Chers collègues, pour toutes ces raisons, je vous demande donc l’adoption de la proposition de loi examinée aujourd’hui. Sous réserve de quelques modifications destinées à en renforcer l’effectivité.
La loi n° 2012-1432 du 21 décembre 2012 relative à la sécurité et à la lutte contre le terrorisme a introduit un nouvel alinéa à l’article 65-3 de la loi du 29 juillet 1881 sur la liberté de la presse, postérieurement à l’adoption de la proposition de loi par l’Assemblée nationale, laquelle a eu lieu le 22 novembre 2011.
L’amendement que je vous propose à cet égard a pour objet d’actualiser la première référence de l’article 2 de la proposition de loi pour prendre en compte cette modification de l’article 65-3.
Je vous demande également d’adopter un amendement mettant en œuvre le principe de spécialité législative, applicable en Nouvelle-Calédonie et dans certaines collectivités d’outre-mer, – les îles Wallis-et-Futuna et la Polynésie française en l’espèce – pour que les dispositions que la proposition de loi prévoit s’y appliquent. A défaut, le droit antérieur à la présente loi continuerait à s’y appliquer. Il serait regrettable de réintroduire une différence de situation entre les victimes, dans des territoires où ces problématiques sont tout autant d’actualité.

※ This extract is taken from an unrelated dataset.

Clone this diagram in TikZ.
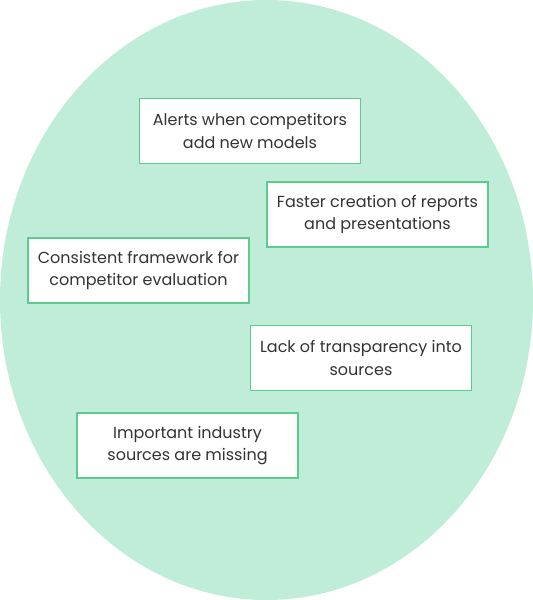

Je dépose enfin un amendement visant à favoriser une compréhension juste et précise de l’objet et des intentions du texte de la loi en changeant son titre – qui était : « Suppression de la discrimination dans les délais de prescription prévus par la loi sur la liberté de la presse du 29 juillet 1881 » en – « Proposition de loi visant à harmoniser les délais de prescription des infractions commises en raison du sexe, de l’orientation ou de l’identité sexuelle ou du handicap et prévues par la loi sur la liberté de la presse de 1881 ».